>>>>>

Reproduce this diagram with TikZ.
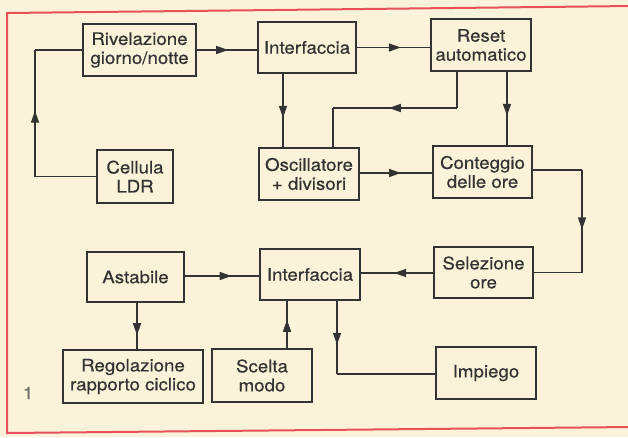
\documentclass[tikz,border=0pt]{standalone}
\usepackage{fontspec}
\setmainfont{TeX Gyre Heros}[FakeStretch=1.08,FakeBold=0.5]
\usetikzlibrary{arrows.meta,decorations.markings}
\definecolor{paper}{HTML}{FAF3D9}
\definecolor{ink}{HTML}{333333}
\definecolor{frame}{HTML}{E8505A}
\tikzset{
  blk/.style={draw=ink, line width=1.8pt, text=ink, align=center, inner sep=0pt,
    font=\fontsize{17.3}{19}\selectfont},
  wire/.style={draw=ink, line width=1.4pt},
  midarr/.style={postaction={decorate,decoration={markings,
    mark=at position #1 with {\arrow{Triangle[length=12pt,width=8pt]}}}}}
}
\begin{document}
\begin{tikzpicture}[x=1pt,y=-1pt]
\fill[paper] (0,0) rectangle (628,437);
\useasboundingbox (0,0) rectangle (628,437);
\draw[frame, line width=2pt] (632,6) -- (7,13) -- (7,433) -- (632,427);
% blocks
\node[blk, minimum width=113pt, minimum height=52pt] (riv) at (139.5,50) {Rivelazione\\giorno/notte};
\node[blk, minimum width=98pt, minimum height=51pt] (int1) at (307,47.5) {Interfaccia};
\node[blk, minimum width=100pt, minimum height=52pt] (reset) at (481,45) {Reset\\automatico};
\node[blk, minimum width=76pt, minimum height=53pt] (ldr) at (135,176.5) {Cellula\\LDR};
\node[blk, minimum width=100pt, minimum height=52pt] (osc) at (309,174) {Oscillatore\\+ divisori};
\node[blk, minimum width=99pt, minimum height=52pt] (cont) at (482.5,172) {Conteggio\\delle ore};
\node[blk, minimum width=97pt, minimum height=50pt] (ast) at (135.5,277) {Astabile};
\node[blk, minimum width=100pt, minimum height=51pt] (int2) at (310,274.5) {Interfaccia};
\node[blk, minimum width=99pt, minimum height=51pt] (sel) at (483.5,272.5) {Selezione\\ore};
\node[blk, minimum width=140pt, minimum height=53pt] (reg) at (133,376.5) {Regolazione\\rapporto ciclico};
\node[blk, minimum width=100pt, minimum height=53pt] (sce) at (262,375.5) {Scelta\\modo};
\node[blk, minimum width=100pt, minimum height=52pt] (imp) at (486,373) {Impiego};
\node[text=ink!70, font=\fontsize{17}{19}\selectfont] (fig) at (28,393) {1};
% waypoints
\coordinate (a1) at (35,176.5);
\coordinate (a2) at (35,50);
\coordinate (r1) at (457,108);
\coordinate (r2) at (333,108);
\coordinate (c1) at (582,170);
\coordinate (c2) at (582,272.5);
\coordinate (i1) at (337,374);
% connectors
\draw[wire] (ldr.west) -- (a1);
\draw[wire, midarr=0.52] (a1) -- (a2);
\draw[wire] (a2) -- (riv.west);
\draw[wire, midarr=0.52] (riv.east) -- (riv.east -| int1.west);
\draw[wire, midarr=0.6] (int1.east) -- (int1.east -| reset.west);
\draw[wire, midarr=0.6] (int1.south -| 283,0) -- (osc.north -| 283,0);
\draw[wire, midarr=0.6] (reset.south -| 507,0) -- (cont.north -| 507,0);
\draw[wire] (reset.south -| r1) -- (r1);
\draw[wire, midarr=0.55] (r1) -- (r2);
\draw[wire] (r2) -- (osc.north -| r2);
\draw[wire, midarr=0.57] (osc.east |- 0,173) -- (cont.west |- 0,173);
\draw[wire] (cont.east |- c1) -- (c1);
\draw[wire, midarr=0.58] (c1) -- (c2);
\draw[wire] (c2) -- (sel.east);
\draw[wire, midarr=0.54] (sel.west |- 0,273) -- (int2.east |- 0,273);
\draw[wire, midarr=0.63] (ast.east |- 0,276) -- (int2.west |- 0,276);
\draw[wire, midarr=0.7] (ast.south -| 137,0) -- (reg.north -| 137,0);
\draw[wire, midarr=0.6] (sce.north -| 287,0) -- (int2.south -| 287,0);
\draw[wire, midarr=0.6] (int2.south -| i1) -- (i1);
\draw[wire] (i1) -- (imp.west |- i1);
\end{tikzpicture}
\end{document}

<<<<<

◆ TASK STATEMENT ◆
Show every line where the string "with" appears.

◆ THE SOLUTION ◆
Reproduce this diagram with TikZ.
    mark=at position #1 with {\arrow{Triangle[length=12pt,width=8pt]}}}}}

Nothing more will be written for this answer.